___ SOURCE EXCERPT
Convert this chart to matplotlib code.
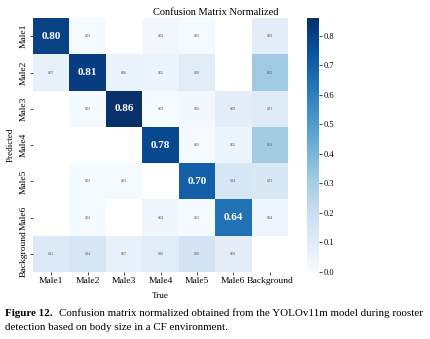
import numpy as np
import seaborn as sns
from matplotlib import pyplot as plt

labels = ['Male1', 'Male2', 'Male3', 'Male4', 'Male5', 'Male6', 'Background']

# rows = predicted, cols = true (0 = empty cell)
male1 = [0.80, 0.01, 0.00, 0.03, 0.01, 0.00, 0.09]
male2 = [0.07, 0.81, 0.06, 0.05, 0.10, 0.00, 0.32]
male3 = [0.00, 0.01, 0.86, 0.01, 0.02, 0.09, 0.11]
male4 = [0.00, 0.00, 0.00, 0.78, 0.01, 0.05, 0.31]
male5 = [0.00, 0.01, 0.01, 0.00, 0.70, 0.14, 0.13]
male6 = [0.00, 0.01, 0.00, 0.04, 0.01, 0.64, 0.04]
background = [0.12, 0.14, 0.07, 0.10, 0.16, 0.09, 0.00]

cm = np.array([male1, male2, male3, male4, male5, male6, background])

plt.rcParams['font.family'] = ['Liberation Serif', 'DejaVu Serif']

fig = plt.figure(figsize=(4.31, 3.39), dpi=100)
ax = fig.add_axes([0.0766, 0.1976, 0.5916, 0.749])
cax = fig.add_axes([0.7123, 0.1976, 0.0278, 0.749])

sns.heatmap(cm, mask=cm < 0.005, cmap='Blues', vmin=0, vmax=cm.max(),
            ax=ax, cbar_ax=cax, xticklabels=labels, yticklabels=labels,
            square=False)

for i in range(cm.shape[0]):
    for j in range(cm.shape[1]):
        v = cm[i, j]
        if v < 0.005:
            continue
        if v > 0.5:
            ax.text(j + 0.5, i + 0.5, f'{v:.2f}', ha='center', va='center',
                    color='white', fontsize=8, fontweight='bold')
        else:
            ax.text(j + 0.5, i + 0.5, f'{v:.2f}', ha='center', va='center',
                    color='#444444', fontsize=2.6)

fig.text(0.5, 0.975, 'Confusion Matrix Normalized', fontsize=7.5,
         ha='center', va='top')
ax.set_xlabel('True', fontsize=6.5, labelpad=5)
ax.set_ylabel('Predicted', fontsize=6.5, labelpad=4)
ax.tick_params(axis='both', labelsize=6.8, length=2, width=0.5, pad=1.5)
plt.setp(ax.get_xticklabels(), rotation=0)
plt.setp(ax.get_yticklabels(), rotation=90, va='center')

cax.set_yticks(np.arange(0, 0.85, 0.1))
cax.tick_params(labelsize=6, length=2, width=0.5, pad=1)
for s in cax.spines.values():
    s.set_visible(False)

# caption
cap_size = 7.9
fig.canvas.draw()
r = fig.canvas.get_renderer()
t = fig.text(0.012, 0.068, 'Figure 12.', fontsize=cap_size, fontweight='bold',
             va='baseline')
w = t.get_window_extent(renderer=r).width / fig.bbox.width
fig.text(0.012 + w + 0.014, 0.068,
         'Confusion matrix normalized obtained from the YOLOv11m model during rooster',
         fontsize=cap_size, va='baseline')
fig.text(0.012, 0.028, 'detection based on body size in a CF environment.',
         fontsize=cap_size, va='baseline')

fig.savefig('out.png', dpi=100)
______
» **WHAT TO DO**
Without including any pictures, print all of the material exactly as given.

» **REPLY**
Convert this chart to matplotlib code.
import numpy as np
import seaborn as sns
from matplotlib import pyplot as plt

labels = ['Male1', 'Male2', 'Male3', 'Male4', 'Male5', 'Male6', 'Background']

# rows = predicted, cols = true (0 = empty cell)
male1 = [0.80, 0.01, 0.00, 0.03, 0.01, 0.00, 0.09]
male2 = [0.07, 0.81, 0.06, 0.05, 0.10, 0.00, 0.32]
male3 = [0.00, 0.01, 0.86, 0.01, 0.02, 0.09, 0.11]
male4 = [0.00, 0.00, 0.00, 0.78, 0.01, 0.05, 0.31]
male5 = [0.00, 0.01, 0.01, 0.00, 0.70, 0.14, 0.13]
male6 = [0.00, 0.01, 0.00, 0.04, 0.01, 0.64, 0.04]
background = [0.12, 0.14, 0.07, 0.10, 0.16, 0.09, 0.00]

cm = np.array([male1, male2, male3, male4, male5, male6, background])

plt.rcParams['font.family'] = ['Liberation Serif', 'DejaVu Serif']

fig = plt.figure(figsize=(4.31, 3.39), dpi=100)
ax = fig.add_axes([0.0766, 0.1976, 0.5916, 0.749])
cax = fig.add_axes([0.7123, 0.1976, 0.0278, 0.749])

sns.heatmap(cm, mask=cm < 0.005, cmap='Blues', vmin=0, vmax=cm.max(),
            ax=ax, cbar_ax=cax, xticklabels=labels, yticklabels=labels,
            square=False)

for i in range(cm.shape[0]):
    for j in range(cm.shape[1]):
        v = cm[i, j]
        if v < 0.005:
            continue
        if v > 0.5:
            ax.text(j + 0.5, i + 0.5, f'{v:.2f}', ha='center', va='center',
                    color='white', fontsize=8, fontweight='bold')
        else:
            ax.text(j + 0.5, i + 0.5, f'{v:.2f}', ha='center', va='center',
                    color='#444444', fontsize=2.6)

fig.text(0.5, 0.975, 'Confusion Matrix Normalized', fontsize=7.5,
         ha='center', va='top')
ax.set_xlabel('True', fontsize=6.5, labelpad=5)
ax.set_ylabel('Predicted', fontsize=6.5, labelpad=4)
ax.tick_params(axis='both', labelsize=6.8, length=2, width=0.5, pad=1.5)
plt.setp(ax.get_xticklabels(), rotation=0)
plt.setp(ax.get_yticklabels(), rotation=90, va='center')

cax.set_yticks(np.arange(0, 0.85, 0.1))
cax.tick_params(labelsize=6, length=2, width=0.5, pad=1)
for s in cax.spines.values():
    s.set_visible(False)

# caption
cap_size = 7.9
fig.canvas.draw()
r = fig.canvas.get_renderer()
t = fig.text(0.012, 0.068, 'Figure 12.', fontsize=cap_size, fontweight='bold',
             va='baseline')
w = t.get_window_extent(renderer=r).width / fig.bbox.width
fig.text(0.012 + w + 0.014, 0.068,
         'Confusion matrix normalized obtained from the YOLOv11m model during rooster',
         fontsize=cap_size, va='baseline')
fig.text(0.012, 0.028, 'detection based on body size in a CF environment.',
         fontsize=cap_size, va='baseline')

fig.savefig('out.png', dpi=100)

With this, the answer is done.